The finished canal ran 108 miles (174 km), from Honesdale to Kingston (counting the tidewater portions of the Rondout where the canal joined the creek at Eddyville). Its 108 locks took it over elevation changes totaling 1,075 feet (328 m), more than the Erie Canal's 675 feet (206 m). The channel was four feet (122 cm) deep (eventually increased to six feet (2 m)) by 32 feet (10 m) wide. It was crossed by 137 bridges and had 26 dams, basins and reservoirs. Originally it crossed the four rivers along its course — the Lackawaxen, Delaware, Neversink and Rondout Creek — via slackwater dams. Aqueducts were built over the rivers to replace them by John Roebling in the 1840s, cutting a few days from canal travel time and reducing accidents that were occurring at the Delaware crossing with loggers rafting their harvest downstream.

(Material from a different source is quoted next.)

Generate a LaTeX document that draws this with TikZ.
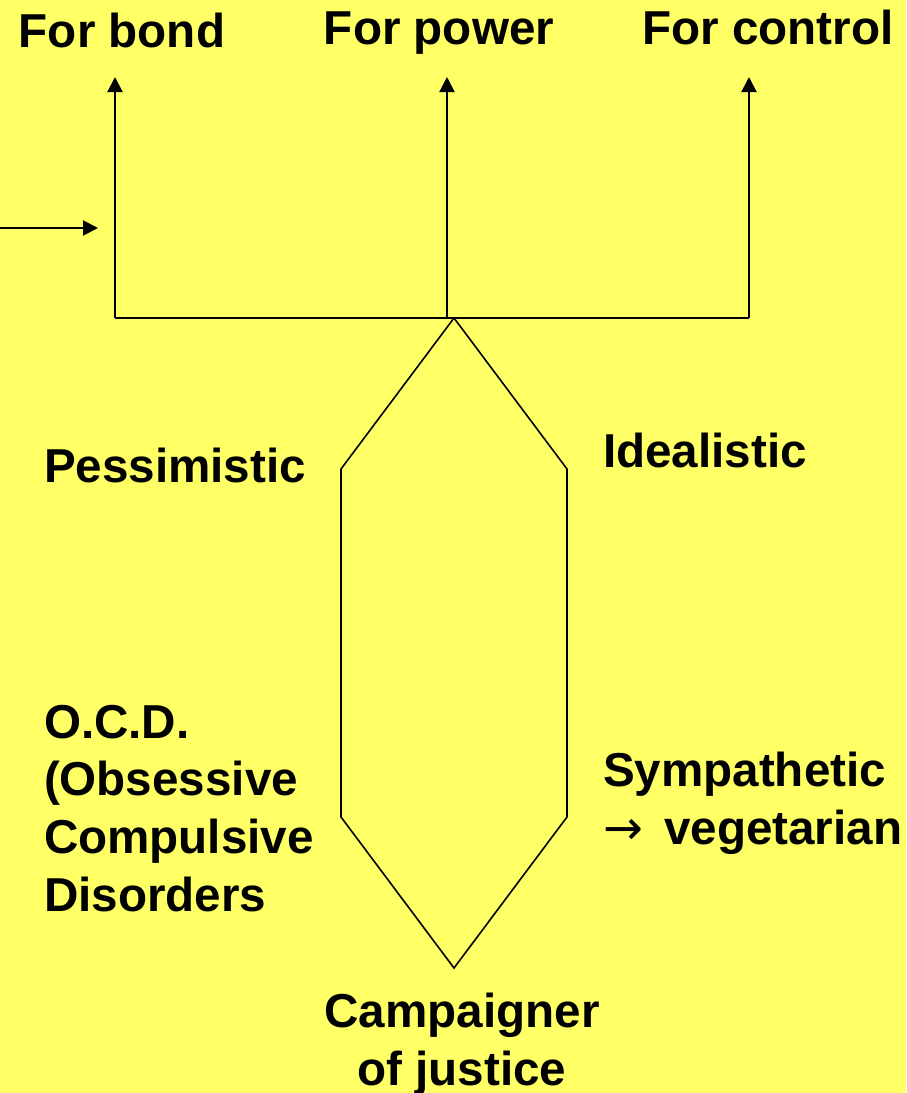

Barges were pulled by mules along the adjacent towpath, a power source employed even after the development of steam engines, since the bow wave from a faster steamboat would have damaged the channel. Children were often hired to lead the mules at first; in the canal's later years grown men were employed. They had to walk 15–20 miles (24–32 km) a day, pump out the barges and tend the animals. For this they were paid about $3 a month.

The canal was divided into three sections for operational purposes: the Lackawaxen, from Honesdale to the Delaware; the Delaware, along the river from there to Port Jervis; and then the Neversink, from Port Jervis to Kingston. A trip along its length took, initially, a week. It was closed on Sundays, and would suspend operations each winter when the canal froze up or was likely to.

Its primary business was the transport of coal and lumber from the interior to the river. There was little traffic to Pennsylvania other than empty barges. The company tried offering passenger service at one point, and Washington Irving, a friend of Hone's, made the trip in the 1840s, but it was ultimately given up as unprofitable.